WATER WORLD

This deserves it’s own post!;-)A.M.
by Christina Troelsen for Aarhus News
Aarhus, Sweden (SPX) Apr 04, 2014


Ocean temperature has been regularly measured since 1870, which makes it possible to calculate a mean temperature at each point for the period 1870 to the present day. Ocean temperature varies throughout the year and there are significant variations due to weather systems and over longer timescales. These illustrations show how the average temperatures over 20-year intervals have varied between cold (blue) and warm (red) periods. This variation is called the Atlantic Multidecadal Oscillation, abbreviated to AMO. Illustration courtesy Bo Holm Jacobsen, Aarhus Universitet. For a larger version of this image please go here.

Natural fluctuations in the ocean temperature in the North Atlantic have a significant impact on the climate in the northern hemisphere. These fluctuations are the result of a complex dance between the forces of nature, but researchers at Aarhus University can now show that solar activity and the impact of volcanic eruptions have led this dance during the last two centuries.

Imagine a ballroom in which two dancers apparently keep in time to their own individual rhythm. The two partners suddenly find themselves moving to the same rhythm and, after a closer look, it is clear to see which one is leading.

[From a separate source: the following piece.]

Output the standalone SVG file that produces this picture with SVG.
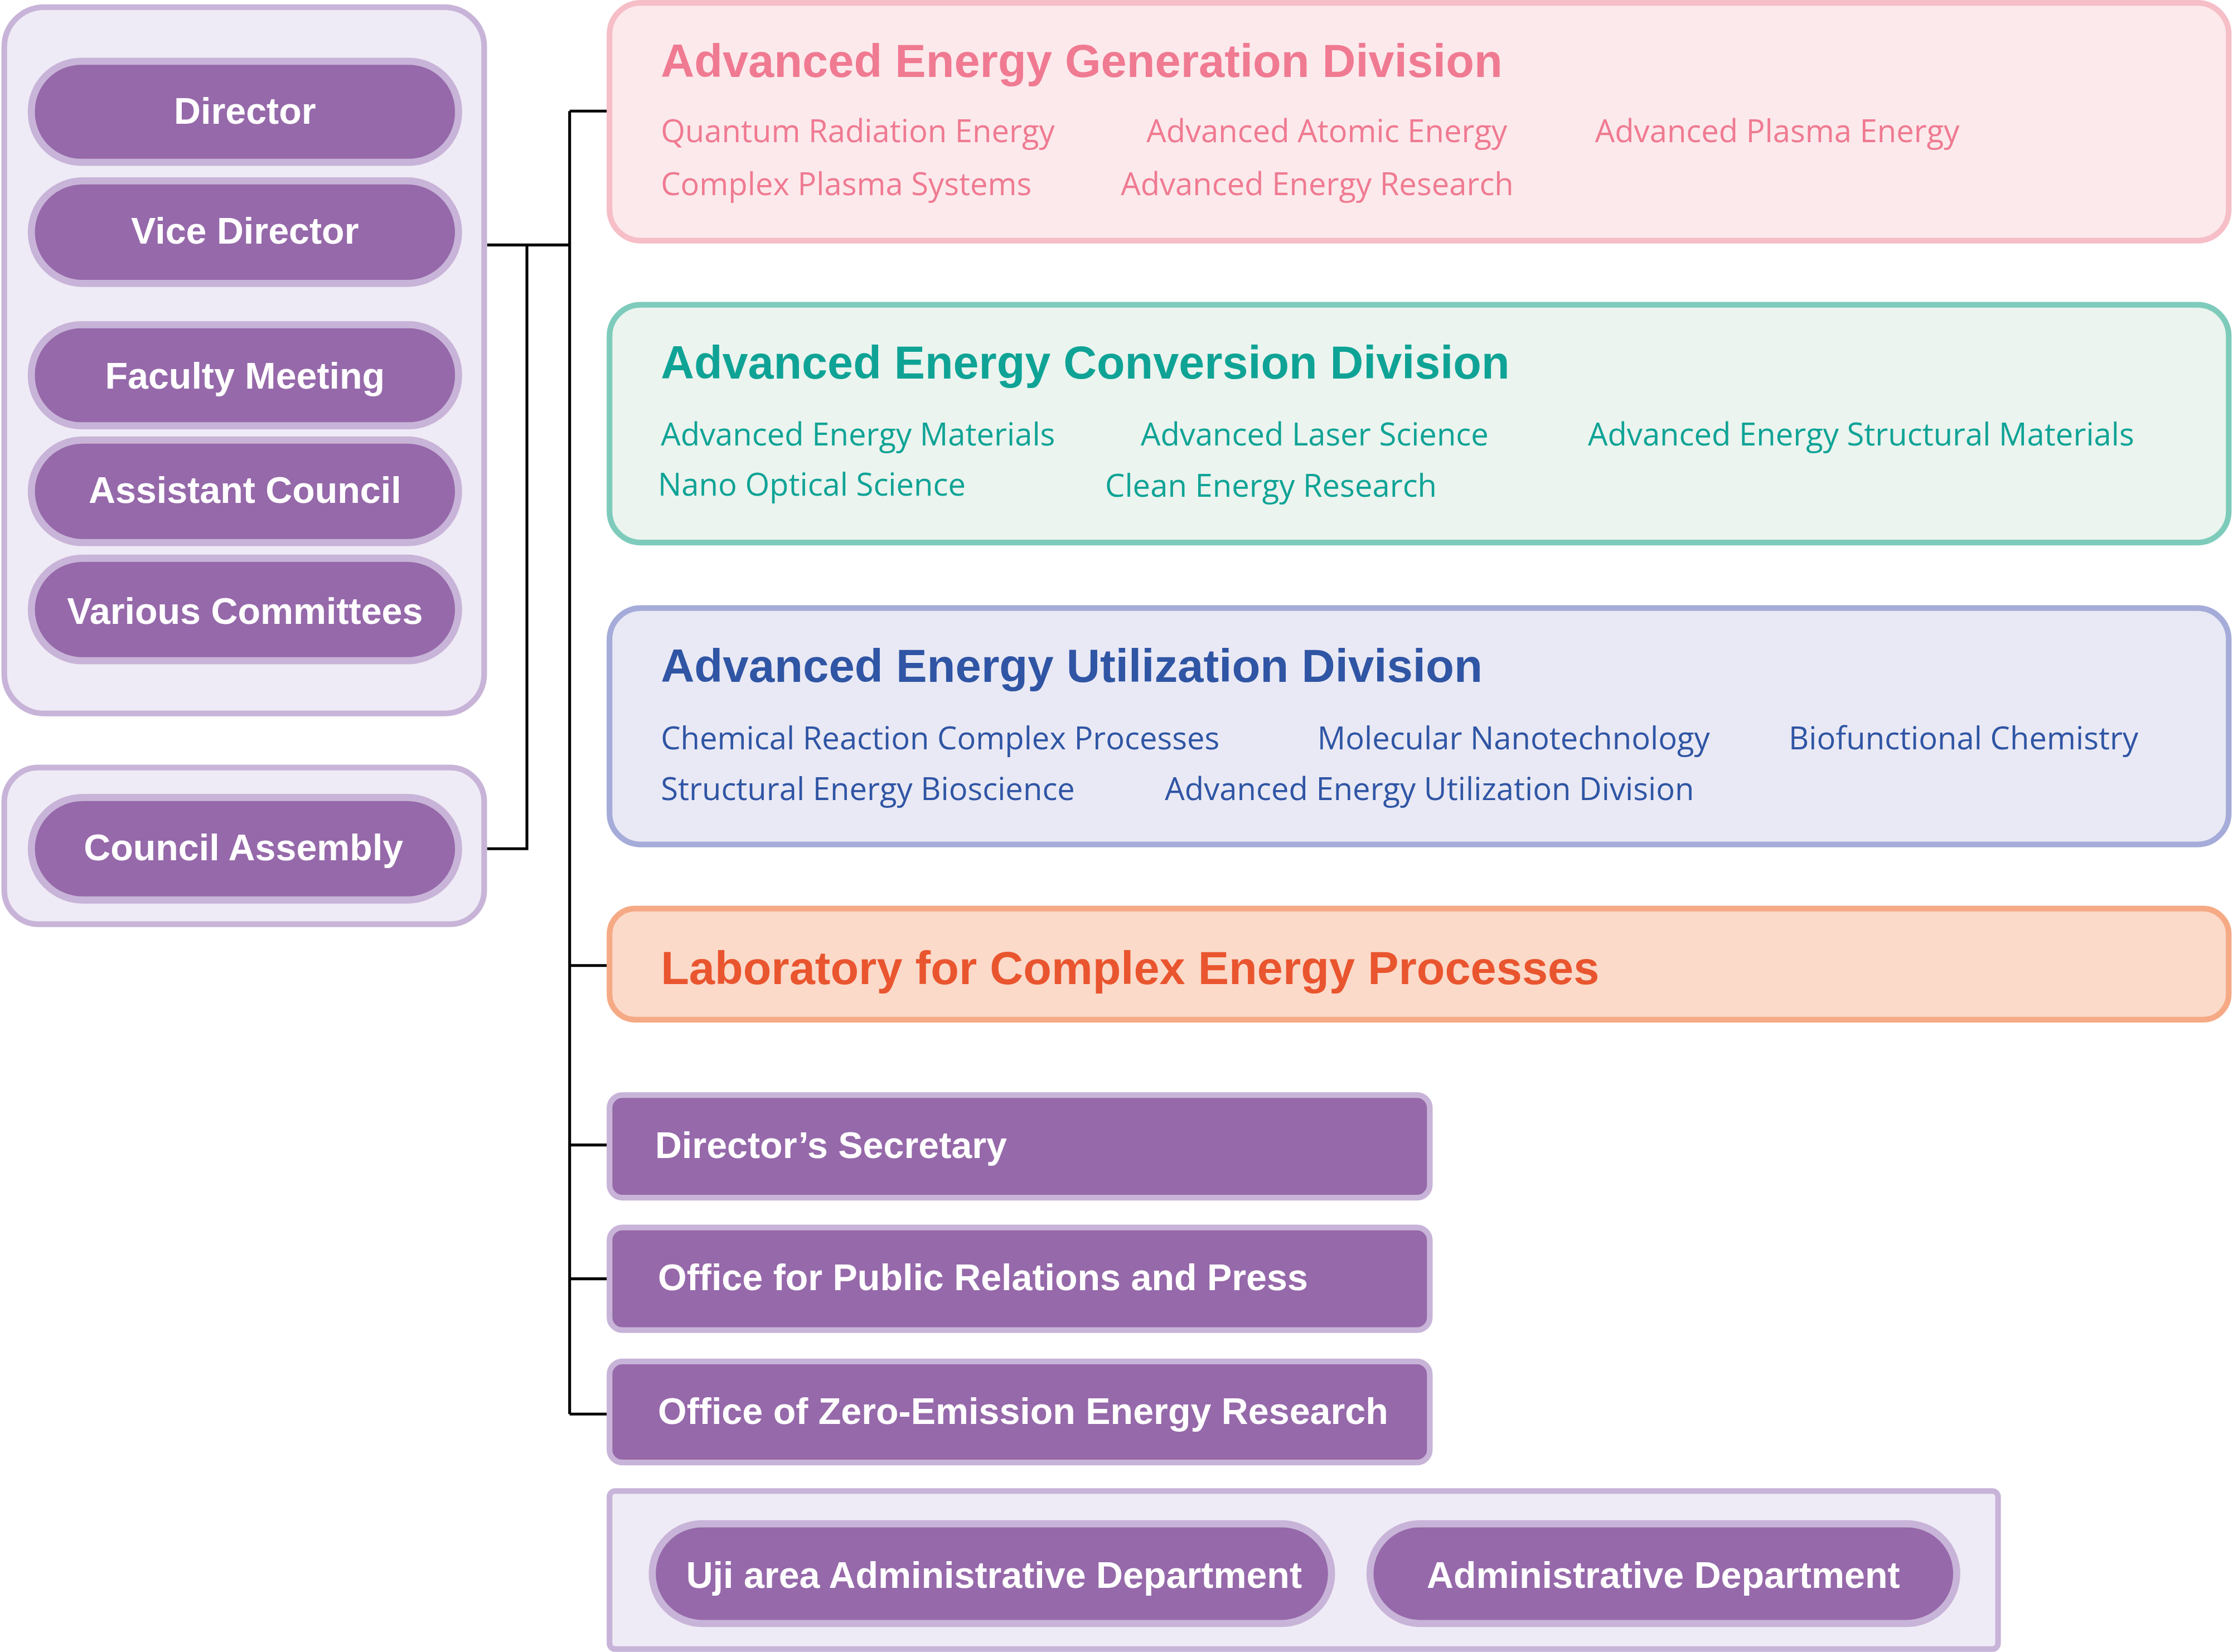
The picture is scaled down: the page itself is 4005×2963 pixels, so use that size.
<svg xmlns="http://www.w3.org/2000/svg" width="4005" height="2963" viewBox="0 0 4005 2963">
<style>
.panel{fill:#efebf6;stroke:#c8b4d8;stroke-width:4}
.pill{fill:#9669aa;stroke:#c8b4d8;stroke-width:5}
.box{fill:#9669aa;stroke:#c8b4d8;stroke-width:4}
.pt{font-family:"Liberation Sans",Arial,sans-serif;font-weight:bold;font-size:26px;fill:#fff;text-anchor:middle}
.bt{font-family:"Liberation Sans",Arial,sans-serif;font-weight:bold;font-size:26px;fill:#fff}
.title{font-family:"Liberation Sans",Arial,sans-serif;font-weight:bold;font-size:33px}
.sub{font-family:"Open Sans","Liberation Sans",sans-serif;font-size:22px}
.conn{fill:none;stroke:#000;stroke-width:2}
.link{fill:#c8b4d8}
</style>
<rect width="4005" height="2963" fill="#fff"/>
<g transform="scale(2.5542)">
<g id="connectors">
<path class="conn" d="M342,172 H400 M370,172 V596 H342 M400,78 V993 M400,78 H428 M400,678 H428 M400,804 H428 M400,898 H428 M400,993 H428"/>
<rect class="link" x="150" y="297" width="16" height="14"/>
<rect class="link" x="150" y="379" width="16" height="15"/>
<rect class="link" x="934" y="1101" width="30" height="8"/>
</g>
<g id="leadership-panel"><rect class="panel" x="3" y="5" width="337" height="496" rx="28"/></g>
<g id="director"><rect class="pill" x="22" y="43" width="300" height="71" rx="35"/><text class="pt" x="172" y="87">Director</text></g>
<g id="vice-director"><rect class="pill" x="22" y="127" width="300" height="72" rx="36"/><text class="pt" x="172" y="171">Vice Director</text></g>
<g id="faculty-meeting"><rect class="pill" x="22" y="228" width="300" height="71" rx="35"/><text class="pt" x="172" y="273">Faculty Meeting</text></g>
<g id="assistant-council"><rect class="pill" x="22" y="309" width="300" height="72" rx="36"/><text class="pt" x="172" y="353">Assistant Council</text></g>
<g id="various-committees"><rect class="pill" x="22" y="392" width="300" height="72" rx="36"/><text class="pt" x="172" y="438">Various Committees</text></g>
<g id="council-panel"><rect class="panel" x="3" y="539" width="337" height="110" rx="24"/></g>
<g id="council-assembly"><rect class="pill" x="22" y="560" width="300" height="72" rx="36"/><text class="pt" x="171" y="604">Council Assembly</text></g>

<g id="generation-division">
<rect x="428" y="2" width="1137" height="167" rx="22" fill="#fce9ec" stroke="#f6bec7" stroke-width="4"/>
<text class="title" x="464" y="54" fill="#ef7a91" textLength="591" lengthAdjust="spacingAndGlyphs">Advanced Energy Generation Division</text>
<g class="sub" fill="#ef7a91">
<text x="464" y="100">Quantum Radiation Energy</text>
<text x="805" y="100">Advanced Atomic Energy</text>
<text x="1120" y="100">Advanced Plasma Energy</text>
<text x="464" y="137">Complex Plasma Systems</text>
<text x="787" y="137">Advanced Energy Research</text>
</g></g>

<g id="conversion-division">
<rect x="428" y="214" width="1137" height="167" rx="22" fill="#ebf4ee" stroke="#7ecbbb" stroke-width="4"/>
<text class="title" x="464" y="266" fill="#0fa396" textLength="596" lengthAdjust="spacingAndGlyphs">Advanced Energy Conversion Division</text>
<g class="sub" fill="#0fa396">
<text x="464" y="313">Advanced Energy Materials</text>
<text x="801" y="313">Advanced Laser Science</text>
<text x="1115" y="313">Advanced Energy Structural Materials</text>
<text x="462" y="348">Nano Optical Science</text>
<text x="776" y="349">Clean Energy Research</text>
</g></g>

<g id="utilization-division">
<rect x="428" y="427" width="1137" height="166" rx="22" fill="#e9e9f5" stroke="#a5acd9" stroke-width="4"/>
<text class="title" x="464" y="479" fill="#2f55a4" textLength="577" lengthAdjust="spacingAndGlyphs">Advanced Energy Utilization Division</text>
<g class="sub" fill="#2f55a4">
<text x="464" y="526">Chemical Reaction Complex Processes</text>
<text x="925" y="526">Molecular Nanotechnology</text>
<text x="1256" y="526">Biofunctional Chemistry</text>
<text x="464" y="562">Structural Energy Bioscience</text>
<text x="818" y="562">Advanced Energy Utilization Division</text>
</g></g>

<g id="laboratory">
<rect x="428" y="638" width="1137" height="78" rx="18" fill="#fbdaca" stroke="#f5aa85" stroke-width="4"/>
<text class="title" x="464" y="691" fill="#e9552e" textLength="659" lengthAdjust="spacingAndGlyphs">Laboratory for Complex Energy Processes</text>
</g>

<g id="directors-secretary"><rect class="box" x="428" y="769" width="576" height="72" rx="9"/><text class="bt" x="460" y="813">Director’s Secretary</text></g>
<g id="public-relations"><rect class="box" x="428" y="862" width="576" height="72" rx="9"/><text class="bt" x="462" y="906">Office for Public Relations and Press</text></g>
<g id="zero-emission"><rect class="box" x="428" y="956" width="576" height="71" rx="9"/><text class="bt" x="462" y="1000">Office of Zero-Emission Energy Research</text></g>

<g id="admin-panel"><rect x="428" y="1047" width="975" height="111" rx="4" fill="#efebf6" stroke="#c8b4d8" stroke-width="4"/></g>
<g id="uji-admin"><rect class="pill" x="458" y="1070" width="477" height="70" rx="35"/><text class="pt" x="698" y="1115">Uji area Administrative Department</text></g>
<g id="admin-dept"><rect class="pill" x="962" y="1070" width="412" height="70" rx="35"/><text class="pt" x="1168" y="1115">Administrative Department</text></g>
</g>
</svg>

It was an image like this that researchers at Aarhus University were able to see when they compared studies of solar energy release and volcanic activity during the last 450 years, with reconstructions of ocean temperature fluctuations during the same period.

The results actually showed that during the last approximately 250 years – since the period known as the Little Ice Age – a clear correlation can be seen where the external forces, i.e. the Sun’s energy cycle and the impact of volcanic eruptions, are accompanied by a corresponding temperature fluctuation with a time lag of about five years.

In the previous two centuries, i.e. during the Little Ice Age, the link was not as strong, and the temperature of the Atlantic Ocean appears to have followed its own rhythm to a greater extent.

The results were recently published in the scientific journal Nature Communications.

In addition to filling in yet another piece of the puzzle associated with understanding the complex interaction of the natural forces that control the climate, the Danish researchers paved the way for linking the two competing interpretations of the origin of the oscillation phenomenon.